#### [GOAL OF THE EXERCISE]
Check each line of the listing below for the string "chart", and copy the ones that have it.

#### [STORED DATA]

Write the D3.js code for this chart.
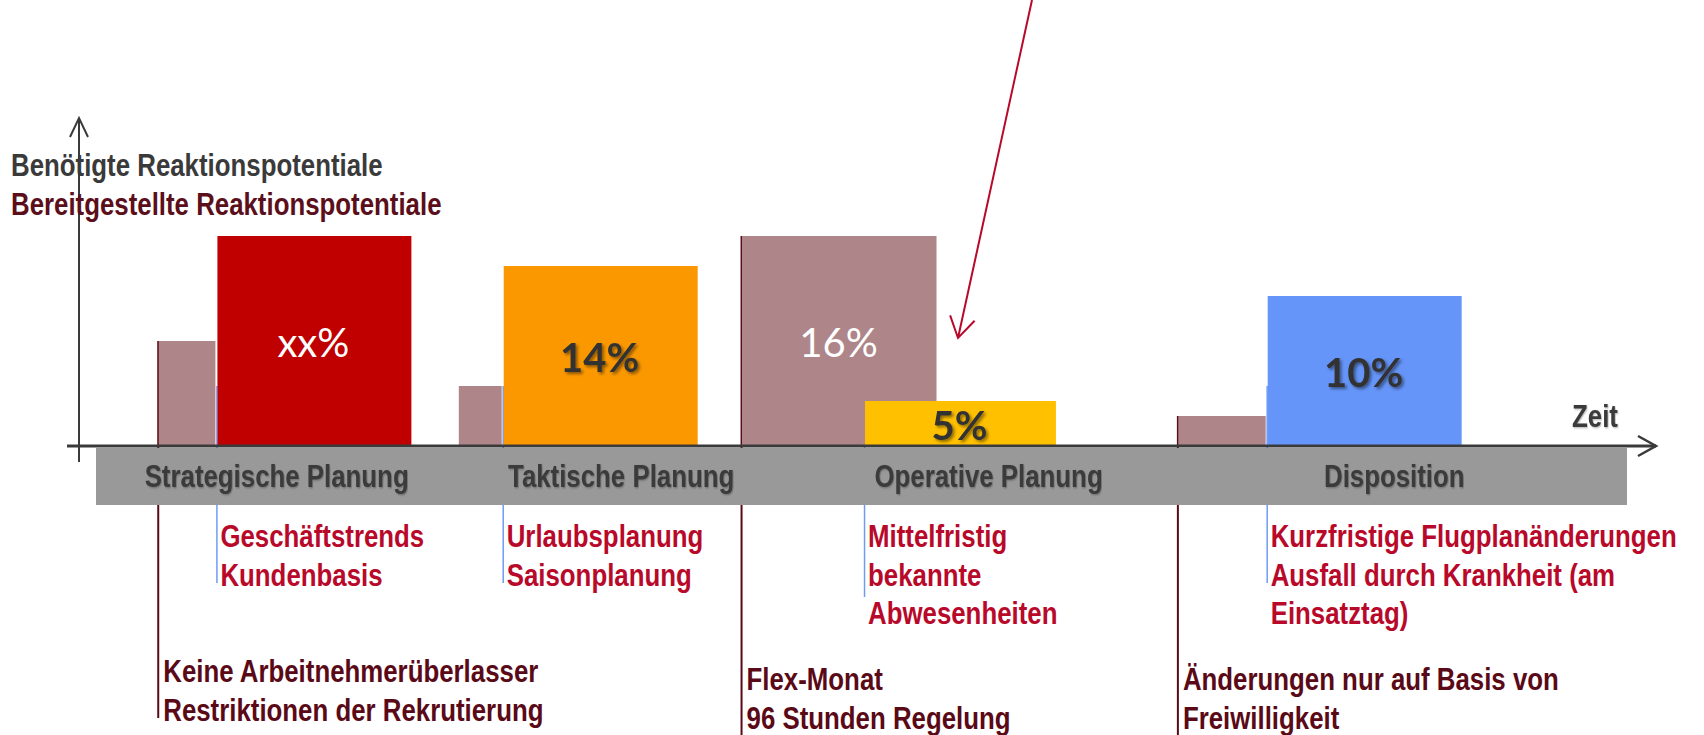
<!DOCTYPE html>
<html>
<head>
<meta charset="utf-8">
<script src="https://cdn.jsdelivr.net/npm/d3@7"></script>
<style>
  body { margin: 0; background: #fff; }
  .narrow { font-family: 'Liberation Sans', Arial, sans-serif; font-weight: bold; font-size: 31.5px; }
  .pct { font-family: Lato, 'Open Sans', sans-serif; font-size: 40px; }
</style>
</head>
<body>
<div id="chart"></div>
<script>
// phases on the time axis
const phases = ['Strategische Planung', 'Taktische Planung', 'Operative Planung', 'Disposition'];
const phaseCenter = [11.8, 34.3, 58.3, 84.8];

// needed reaction potential (mauve bars)
const neededStart = [4.0, 23.6, 42.1, 70.6];
const neededEnd = [7.8, 26.5, 54.9, 76.4];
const neededValue = [35, 20, 70, 10];
const neededLabel = ['', '', '16%', ''];
const neededNotes = [
  ['Keine Arbeitnehmerüberlasser', 'Restriktionen der Rekrutierung'],
  [],
  ['Flex-Monat', '96 Stunden Regelung'],
  ['Änderungen nur auf Basis von', 'Freiwilligkeit']
];

// provided reaction potential (coloured bars)
const providedStart = [7.8, 26.5, 50.1, 76.4];
const providedEnd = [20.6, 39.3, 62.7, 89.2];
const providedValue = [70, 60, 15, 50];
const providedLabel = ['xx%', '14%', '5%', '10%'];
const providedNotes = [
  ['Geschäftstrends', 'Kundenbasis'],
  ['Urlaubsplanung', 'Saisonplanung'],
  ['Mittelfristig', 'bekannte', 'Abwesenheiten'],
  ['Kurzfristige Flugplanänderungen', 'Ausfall durch Krankheit (am', 'Einsatztag)']
];

// chart setup
const width = 1704;
const height = 735;
const axisY = 446;
const axisX = 79;
const bandTop = 448;
const bandBottom = 505;
const squeeze = 0.82; // narrow bold look
const providedColor = ['#c00000', '#fb9800', '#ffc000', '#6595f9'];
const neededColor = '#ae8589';
const maroon = '#5a0a17';
const crimson = '#b8092a';
const noteBlue = '#6f9bf5';
const ink = '#3a3a3a';

let x = d3.scaleLinear().domain([0, 100]).range([96, 1627]);
let y = d3.scaleLinear().domain([0, 100]).range([axisY, axisY - 300]);

let svg = d3.select('#chart').append('svg')
  .attr('width', width)
  .attr('height', height);

let defs = svg.append('defs');
let shadow = defs.append('filter').attr('id', 'shadow')
  .attr('x', '-20%').attr('y', '-20%').attr('width', '140%').attr('height', '140%');
shadow.append('feDropShadow')
  .attr('dx', 2).attr('dy', 2).attr('stdDeviation', 1.5)
  .attr('flood-color', '#000').attr('flood-opacity', 0.45);
let softShadow = defs.append('filter').attr('id', 'softShadow')
  .attr('x', '-10%').attr('y', '-20%').attr('width', '120%').attr('height', '140%');
softShadow.append('feDropShadow')
  .attr('dx', 1).attr('dy', 1).attr('stdDeviation', 0.8)
  .attr('flood-color', '#000').attr('flood-opacity', 0.3);

const needed = neededValue.map((v, i) => ({
  start: neededStart[i], end: neededEnd[i], value: v, label: neededLabel[i], notes: neededNotes[i]
}));
const provided = providedValue.map((v, i) => ({
  start: providedStart[i], end: providedEnd[i], value: v, label: providedLabel[i],
  notes: providedNotes[i], color: providedColor[i]
}));

// narrow text helper: horizontally squeezed bold text
function narrowText(sel, tx, ty) {
  return sel.append('text')
    .attr('class', 'narrow')
    .attr('transform', `translate(${tx},${ty}) scale(${squeeze},1)`);
}

// note guide lines (behind bars and band)
svg.selectAll('line.needed-guide')
  .data(needed.filter(d => d.notes.length))
  .enter().append('line')
  .attr('class', 'needed-guide')
  .attr('x1', d => x(d.start) + 1).attr('x2', d => x(d.start) + 1)
  .attr('y1', d => y(d.value))
  .attr('y2', (d, i) => i == 0 ? 718 : 735)
  .attr('stroke', maroon).attr('stroke-width', 2);

svg.selectAll('line.provided-guide')
  .data(provided)
  .enter().append('line')
  .attr('class', 'provided-guide')
  .attr('x1', d => x(d.start) + 1.5).attr('x2', d => x(d.start) + 1.5)
  .attr('y1', axisY - 60)
  .attr('y2', (d, i) => i == 2 ? 597 : 583)
  .attr('stroke', noteBlue).attr('stroke-width', 1.5);

// bars
svg.selectAll('rect.needed')
  .data(needed)
  .enter().append('rect')
  .attr('class', 'needed')
  .attr('x', d => x(d.start) + 1.5)
  .attr('y', d => y(d.value))
  .attr('width', d => x(d.end) - x(d.start) - 1.5)
  .attr('height', d => y(0) - y(d.value))
  .attr('fill', neededColor);

svg.selectAll('rect.provided')
  .data(provided)
  .enter().append('rect')
  .attr('class', 'provided')
  .attr('x', d => x(d.start) + 2)
  .attr('y', d => y(d.value))
  .attr('width', d => x(d.end) - x(d.start) - 2)
  .attr('height', d => y(0) - y(d.value))
  .attr('fill', d => d.color);

// bar labels
svg.selectAll('text.needed-label')
  .data(needed.filter(d => d.label))
  .enter().append('text')
  .attr('class', 'pct')
  .attr('x', d => (x(d.start) + x(d.end)) / 2)
  .attr('y', d => (y(d.value) + y(0)) / 2 + 16)
  .attr('text-anchor', 'middle')
  .style('fill', '#fff')
  .text(d => d.label);

svg.selectAll('text.provided-label')
  .data(provided)
  .enter().append('text')
  .attr('class', 'pct')
  .attr('x', d => (x(d.start) + x(d.end)) / 2)
  .attr('y', d => (y(d.value) + y(0)) / 2 + 16)
  .attr('text-anchor', 'middle')
  .style('font-weight', (d, i) => i == 0 ? 'normal' : 'bold')
  .style('fill', (d, i) => i == 0 ? '#fff' : '#333')
  .attr('filter', (d, i) => i == 0 ? null : 'url(#shadow)')
  .text(d => d.label);

// phase band
svg.append('rect')
  .attr('x', x(0)).attr('y', bandTop)
  .attr('width', x(100) - x(0)).attr('height', bandBottom - bandTop)
  .attr('fill', '#999999');

phases.forEach((p, i) => {
  narrowText(svg, x(phaseCenter[i]), 487)
    .attr('text-anchor', 'middle')
    .attr('filter', 'url(#softShadow)')
    .style('fill', ink)
    .text(p);
});

// axes
svg.append('line')
  .attr('x1', 67).attr('x2', 1656).attr('y1', axisY).attr('y2', axisY)
  .attr('stroke', ink).attr('stroke-width', 3);
svg.append('path')
  .attr('d', `M1638,${axisY - 10} L1656,${axisY} L1638,${axisY + 10}`)
  .attr('fill', 'none').attr('stroke', ink).attr('stroke-width', 2.5);
svg.append('line')
  .attr('x1', axisX).attr('x2', axisX).attr('y1', 462).attr('y2', 118)
  .attr('stroke', ink).attr('stroke-width', 2);
svg.append('path')
  .attr('d', `M${axisX - 9},137 L${axisX},118 L${axisX + 9},137`)
  .attr('fill', 'none').attr('stroke', ink).attr('stroke-width', 2);

narrowText(svg, 1572, 427)
  .style('fill', ink)
  .attr('filter', 'url(#softShadow)')
  .text('Zeit');

// legend titles
narrowText(svg, 11, 176)
  .style('fill', ink)
  .text('Benötigte Reaktionspotentiale');
narrowText(svg, 11, 215)
  .style('fill', '#5b0f1b')
  .text('Bereitgestellte Reaktionspotentiale');

// notes below the band
function drawNotes(data, dx, y0, color) {
  data.forEach((d, k) => {
    d.notes.forEach((n, i) => {
      narrowText(svg, x(d.start) + dx, y0(k) + i * 38.5)
        .style('fill', color)
        .text(n);
    });
  });
}
drawNotes(provided, 5, k => 547, crimson);
drawNotes(needed, 6, k => k == 0 ? 682 : 690, maroon);

// annotation arrow
const tip = [958, 338];
const tail = [1032, 0];
const ang = Math.atan2(tail[1] - tip[1], tail[0] - tip[0]);
const wing = 24;
const spread = 0.55;
svg.append('path')
  .attr('d', `M${tail[0]},${tail[1]} L${tip[0]},${tip[1]}` +
    ` M${tip[0] + wing * Math.cos(ang - spread)},${tip[1] + wing * Math.sin(ang - spread)}` +
    ` L${tip[0]},${tip[1]} L${tip[0] + wing * Math.cos(ang + spread)},${tip[1] + wing * Math.sin(ang + spread)}`)
  .attr('fill', 'none')
  .attr('stroke', crimson)
  .attr('stroke-width', 2);
</script>
</body>
</html>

#### [COMPLETE OUTPUT]
Write the D3.js code for this chart.
<div id="chart"></div>
// chart setup
let svg = d3.select('#chart').append('svg')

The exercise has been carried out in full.